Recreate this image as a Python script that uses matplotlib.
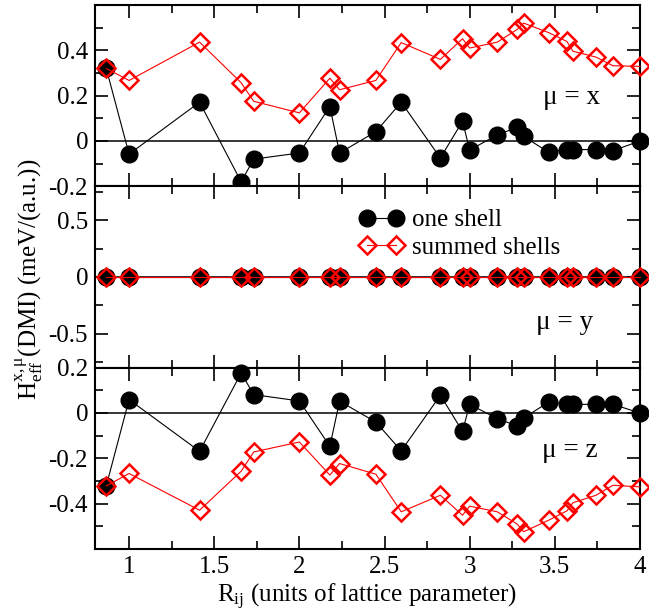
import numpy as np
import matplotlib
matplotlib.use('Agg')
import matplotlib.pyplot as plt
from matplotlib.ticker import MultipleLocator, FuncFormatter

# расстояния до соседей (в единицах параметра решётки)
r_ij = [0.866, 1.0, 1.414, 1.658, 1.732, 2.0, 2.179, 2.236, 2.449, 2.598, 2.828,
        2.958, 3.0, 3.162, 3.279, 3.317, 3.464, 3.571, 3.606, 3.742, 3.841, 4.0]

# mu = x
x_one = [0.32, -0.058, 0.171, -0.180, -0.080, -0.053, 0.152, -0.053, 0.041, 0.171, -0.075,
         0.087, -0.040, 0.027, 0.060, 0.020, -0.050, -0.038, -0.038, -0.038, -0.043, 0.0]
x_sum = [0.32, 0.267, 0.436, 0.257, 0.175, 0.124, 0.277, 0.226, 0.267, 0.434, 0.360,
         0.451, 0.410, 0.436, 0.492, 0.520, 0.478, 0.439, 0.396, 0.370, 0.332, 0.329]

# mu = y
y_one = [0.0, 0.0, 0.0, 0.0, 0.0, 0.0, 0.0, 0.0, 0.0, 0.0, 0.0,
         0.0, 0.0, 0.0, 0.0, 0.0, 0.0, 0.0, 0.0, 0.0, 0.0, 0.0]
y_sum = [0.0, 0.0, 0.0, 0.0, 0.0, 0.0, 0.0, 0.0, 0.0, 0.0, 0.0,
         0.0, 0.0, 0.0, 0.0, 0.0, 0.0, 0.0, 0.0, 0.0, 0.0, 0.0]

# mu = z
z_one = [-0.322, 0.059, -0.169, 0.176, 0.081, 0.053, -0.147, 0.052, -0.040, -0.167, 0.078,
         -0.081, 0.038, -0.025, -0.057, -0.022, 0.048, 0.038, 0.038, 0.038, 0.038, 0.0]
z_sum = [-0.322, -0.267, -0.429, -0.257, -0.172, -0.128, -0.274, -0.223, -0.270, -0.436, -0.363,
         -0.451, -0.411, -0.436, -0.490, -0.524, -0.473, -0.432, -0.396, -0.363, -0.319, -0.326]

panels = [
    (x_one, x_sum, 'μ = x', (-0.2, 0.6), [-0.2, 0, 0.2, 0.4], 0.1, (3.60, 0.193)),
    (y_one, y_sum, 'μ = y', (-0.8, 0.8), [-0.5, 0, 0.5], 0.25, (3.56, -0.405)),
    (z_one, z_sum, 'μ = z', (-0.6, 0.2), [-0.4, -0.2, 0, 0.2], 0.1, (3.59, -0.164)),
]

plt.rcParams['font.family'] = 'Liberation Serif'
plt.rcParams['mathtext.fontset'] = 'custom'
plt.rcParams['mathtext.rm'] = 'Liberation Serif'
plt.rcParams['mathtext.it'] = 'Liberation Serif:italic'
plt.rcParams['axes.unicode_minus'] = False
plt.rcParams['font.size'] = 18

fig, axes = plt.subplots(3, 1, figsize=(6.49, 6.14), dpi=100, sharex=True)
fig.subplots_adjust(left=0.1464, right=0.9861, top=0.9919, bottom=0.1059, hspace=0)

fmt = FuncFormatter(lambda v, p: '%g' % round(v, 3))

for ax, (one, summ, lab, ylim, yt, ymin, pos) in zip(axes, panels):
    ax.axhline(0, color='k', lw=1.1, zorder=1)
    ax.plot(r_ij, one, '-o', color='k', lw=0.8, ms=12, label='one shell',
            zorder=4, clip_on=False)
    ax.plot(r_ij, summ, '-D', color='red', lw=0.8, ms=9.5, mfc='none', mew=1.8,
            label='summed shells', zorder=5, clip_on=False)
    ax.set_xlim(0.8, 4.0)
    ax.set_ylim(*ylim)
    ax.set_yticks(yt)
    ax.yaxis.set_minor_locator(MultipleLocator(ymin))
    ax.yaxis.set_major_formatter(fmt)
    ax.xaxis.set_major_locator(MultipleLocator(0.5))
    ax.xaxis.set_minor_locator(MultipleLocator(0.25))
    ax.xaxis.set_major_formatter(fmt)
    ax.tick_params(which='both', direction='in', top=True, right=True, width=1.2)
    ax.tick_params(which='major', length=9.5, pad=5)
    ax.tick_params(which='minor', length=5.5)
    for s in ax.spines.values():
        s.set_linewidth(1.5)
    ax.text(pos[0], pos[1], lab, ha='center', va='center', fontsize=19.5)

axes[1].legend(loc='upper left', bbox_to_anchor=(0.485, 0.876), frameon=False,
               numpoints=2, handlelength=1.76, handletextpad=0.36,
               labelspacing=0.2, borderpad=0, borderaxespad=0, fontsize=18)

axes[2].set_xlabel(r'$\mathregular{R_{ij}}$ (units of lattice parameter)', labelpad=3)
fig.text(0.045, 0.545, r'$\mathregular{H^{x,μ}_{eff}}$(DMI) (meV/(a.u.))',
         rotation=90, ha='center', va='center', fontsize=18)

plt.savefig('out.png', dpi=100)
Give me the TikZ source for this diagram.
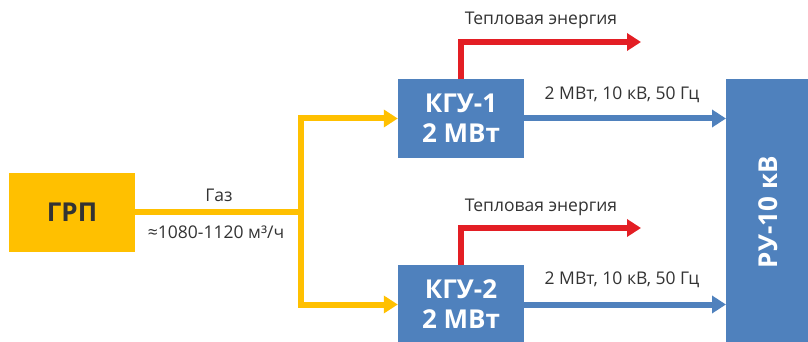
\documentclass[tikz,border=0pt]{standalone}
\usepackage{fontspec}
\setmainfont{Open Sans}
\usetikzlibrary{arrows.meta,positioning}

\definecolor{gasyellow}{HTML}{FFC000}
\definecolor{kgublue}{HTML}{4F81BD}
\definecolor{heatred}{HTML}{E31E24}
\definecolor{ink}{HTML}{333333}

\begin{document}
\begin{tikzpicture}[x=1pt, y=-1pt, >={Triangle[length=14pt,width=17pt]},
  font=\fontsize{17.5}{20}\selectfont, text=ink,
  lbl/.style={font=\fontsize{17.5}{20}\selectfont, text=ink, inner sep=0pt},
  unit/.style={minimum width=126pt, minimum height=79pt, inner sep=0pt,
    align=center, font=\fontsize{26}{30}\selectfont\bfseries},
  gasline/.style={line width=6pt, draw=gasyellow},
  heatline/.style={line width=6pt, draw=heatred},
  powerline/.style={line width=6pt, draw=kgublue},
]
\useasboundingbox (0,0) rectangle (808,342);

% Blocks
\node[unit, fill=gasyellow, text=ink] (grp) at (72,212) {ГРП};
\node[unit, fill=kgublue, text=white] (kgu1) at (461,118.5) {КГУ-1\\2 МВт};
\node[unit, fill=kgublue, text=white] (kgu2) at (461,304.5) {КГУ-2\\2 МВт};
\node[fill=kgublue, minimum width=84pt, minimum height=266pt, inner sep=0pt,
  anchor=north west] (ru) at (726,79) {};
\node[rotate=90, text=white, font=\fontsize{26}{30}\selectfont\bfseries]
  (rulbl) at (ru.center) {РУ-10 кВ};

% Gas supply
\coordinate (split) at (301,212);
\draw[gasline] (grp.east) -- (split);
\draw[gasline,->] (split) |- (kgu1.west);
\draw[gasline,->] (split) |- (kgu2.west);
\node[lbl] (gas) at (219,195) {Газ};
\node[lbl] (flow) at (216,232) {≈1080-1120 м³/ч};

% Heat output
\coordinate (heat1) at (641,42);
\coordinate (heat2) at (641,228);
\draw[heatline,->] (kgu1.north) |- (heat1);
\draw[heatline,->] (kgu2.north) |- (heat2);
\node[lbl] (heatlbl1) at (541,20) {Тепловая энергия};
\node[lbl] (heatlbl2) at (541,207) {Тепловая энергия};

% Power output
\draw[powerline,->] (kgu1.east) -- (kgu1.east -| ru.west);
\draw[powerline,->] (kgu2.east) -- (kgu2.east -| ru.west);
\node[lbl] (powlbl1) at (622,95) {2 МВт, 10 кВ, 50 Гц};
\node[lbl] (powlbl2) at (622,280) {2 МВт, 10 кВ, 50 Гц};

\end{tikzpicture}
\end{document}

• • • •

Copy each line above precisely, dropping the pictures.

Recreate this image as a Python script that uses matplotlib.
import numpy as np
import matplotlib
matplotlib.use('Agg')
import matplotlib.pyplot as plt
from matplotlib.ticker import MultipleLocator, FuncFormatter

# расстояния до соседей (в единицах параметра решётки)
r_ij = [0.866, 1.0, 1.414, 1.658, 1.732, 2.0, 2.179, 2.236, 2.449, 2.598, 2.828,
        2.958, 3.0, 3.162, 3.279, 3.317, 3.464, 3.571, 3.606, 3.742, 3.841, 4.0]

# mu = x
x_one = [0.32, -0.058, 0.171, -0.180, -0.080, -0.053, 0.152, -0.053, 0.041, 0.171, -0.075,
         0.087, -0.040, 0.027, 0.060, 0.020, -0.050, -0.038, -0.038, -0.038, -0.043, 0.0]
x_sum = [0.32, 0.267, 0.436, 0.257, 0.175, 0.124, 0.277, 0.226, 0.267, 0.434, 0.360,
         0.451, 0.410, 0.436, 0.492, 0.520, 0.478, 0.439, 0.396, 0.370, 0.332, 0.329]

# mu = y
y_one = [0.0, 0.0, 0.0, 0.0, 0.0, 0.0, 0.0, 0.0, 0.0, 0.0, 0.0,
         0.0, 0.0, 0.0, 0.0, 0.0, 0.0, 0.0, 0.0, 0.0, 0.0, 0.0]
y_sum = [0.0, 0.0, 0.0, 0.0, 0.0, 0.0, 0.0, 0.0, 0.0, 0.0, 0.0,
         0.0, 0.0, 0.0, 0.0, 0.0, 0.0, 0.0, 0.0, 0.0, 0.0, 0.0]

# mu = z
z_one = [-0.322, 0.059, -0.169, 0.176, 0.081, 0.053, -0.147, 0.052, -0.040, -0.167, 0.078,
         -0.081, 0.038, -0.025, -0.057, -0.022, 0.048, 0.038, 0.038, 0.038, 0.038, 0.0]
z_sum = [-0.322, -0.267, -0.429, -0.257, -0.172, -0.128, -0.274, -0.223, -0.270, -0.436, -0.363,
         -0.451, -0.411, -0.436, -0.490, -0.524, -0.473, -0.432, -0.396, -0.363, -0.319, -0.326]

panels = [
    (x_one, x_sum, 'μ = x', (-0.2, 0.6), [-0.2, 0, 0.2, 0.4], 0.1, (3.60, 0.193)),
    (y_one, y_sum, 'μ = y', (-0.8, 0.8), [-0.5, 0, 0.5], 0.25, (3.56, -0.405)),
    (z_one, z_sum, 'μ = z', (-0.6, 0.2), [-0.4, -0.2, 0, 0.2], 0.1, (3.59, -0.164)),
]

plt.rcParams['font.family'] = 'Liberation Serif'
plt.rcParams['mathtext.fontset'] = 'custom'
plt.rcParams['mathtext.rm'] = 'Liberation Serif'
plt.rcParams['mathtext.it'] = 'Liberation Serif:italic'
plt.rcParams['axes.unicode_minus'] = False
plt.rcParams['font.size'] = 18

fig, axes = plt.subplots(3, 1, figsize=(6.49, 6.14), dpi=100, sharex=True)
fig.subplots_adjust(left=0.1464, right=0.9861, top=0.9919, bottom=0.1059, hspace=0)

fmt = FuncFormatter(lambda v, p: '%g' % round(v, 3))

for ax, (one, summ, lab, ylim, yt, ymin, pos) in zip(axes, panels):
    ax.axhline(0, color='k', lw=1.1, zorder=1)
    ax.plot(r_ij, one, '-o', color='k', lw=0.8, ms=12, label='one shell',
            zorder=4, clip_on=False)
    ax.plot(r_ij, summ, '-D', color='red', lw=0.8, ms=9.5, mfc='none', mew=1.8,
            label='summed shells', zorder=5, clip_on=False)
    ax.set_xlim(0.8, 4.0)
    ax.set_ylim(*ylim)
    ax.set_yticks(yt)
    ax.yaxis.set_minor_locator(MultipleLocator(ymin))
    ax.yaxis.set_major_formatter(fmt)
    ax.xaxis.set_major_locator(MultipleLocator(0.5))
    ax.xaxis.set_minor_locator(MultipleLocator(0.25))
    ax.xaxis.set_major_formatter(fmt)
    ax.tick_params(which='both', direction='in', top=True, right=True, width=1.2)
    ax.tick_params(which='major', length=9.5, pad=5)
    ax.tick_params(which='minor', length=5.5)
    for s in ax.spines.values():
        s.set_linewidth(1.5)
    ax.text(pos[0], pos[1], lab, ha='center', va='center', fontsize=19.5)

axes[1].legend(loc='upper left', bbox_to_anchor=(0.485, 0.876), frameon=False,
               numpoints=2, handlelength=1.76, handletextpad=0.36,
               labelspacing=0.2, borderpad=0, borderaxespad=0, fontsize=18)

axes[2].set_xlabel(r'$\mathregular{R_{ij}}$ (units of lattice parameter)', labelpad=3)
fig.text(0.045, 0.545, r'$\mathregular{H^{x,μ}_{eff}}$(DMI) (meV/(a.u.))',
         rotation=90, ha='center', va='center', fontsize=18)

plt.savefig('out.png', dpi=100)
Give me the TikZ source for this diagram.
\documentclass[tikz,border=0pt]{standalone}
\usepackage{fontspec}
\setmainfont{Open Sans}
\usetikzlibrary{arrows.meta,positioning}

\definecolor{gasyellow}{HTML}{FFC000}
\definecolor{kgublue}{HTML}{4F81BD}
\definecolor{heatred}{HTML}{E31E24}
\definecolor{ink}{HTML}{333333}

\begin{document}
\begin{tikzpicture}[x=1pt, y=-1pt, >={Triangle[length=14pt,width=17pt]},
  font=\fontsize{17.5}{20}\selectfont, text=ink,
  lbl/.style={font=\fontsize{17.5}{20}\selectfont, text=ink, inner sep=0pt},
  unit/.style={minimum width=126pt, minimum height=79pt, inner sep=0pt,
    align=center, font=\fontsize{26}{30}\selectfont\bfseries},
  gasline/.style={line width=6pt, draw=gasyellow},
  heatline/.style={line width=6pt, draw=heatred},
  powerline/.style={line width=6pt, draw=kgublue},
]
\useasboundingbox (0,0) rectangle (808,342);

% Blocks
\node[unit, fill=gasyellow, text=ink] (grp) at (72,212) {ГРП};
\node[unit, fill=kgublue, text=white] (kgu1) at (461,118.5) {КГУ-1\\2 МВт};
\node[unit, fill=kgublue, text=white] (kgu2) at (461,304.5) {КГУ-2\\2 МВт};
\node[fill=kgublue, minimum width=84pt, minimum height=266pt, inner sep=0pt,
  anchor=north west] (ru) at (726,79) {};
\node[rotate=90, text=white, font=\fontsize{26}{30}\selectfont\bfseries]
  (rulbl) at (ru.center) {РУ-10 кВ};

% Gas supply
\coordinate (split) at (301,212);
\draw[gasline] (grp.east) -- (split);
\draw[gasline,->] (split) |- (kgu1.west);
\draw[gasline,->] (split) |- (kgu2.west);
\node[lbl] (gas) at (219,195) {Газ};
\node[lbl] (flow) at (216,232) {≈1080-1120 м³/ч};

% Heat output
\coordinate (heat1) at (641,42);
\coordinate (heat2) at (641,228);
\draw[heatline,->] (kgu1.north) |- (heat1);
\draw[heatline,->] (kgu2.north) |- (heat2);
\node[lbl] (heatlbl1) at (541,20) {Тепловая энергия};
\node[lbl] (heatlbl2) at (541,207) {Тепловая энергия};

% Power output
\draw[powerline,->] (kgu1.east) -- (kgu1.east -| ru.west);
\draw[powerline,->] (kgu2.east) -- (kgu2.east -| ru.west);
\node[lbl] (powlbl1) at (622,95) {2 МВт, 10 кВ, 50 Гц};
\node[lbl] (powlbl2) at (622,280) {2 МВт, 10 кВ, 50 Гц};

\end{tikzpicture}
\end{document}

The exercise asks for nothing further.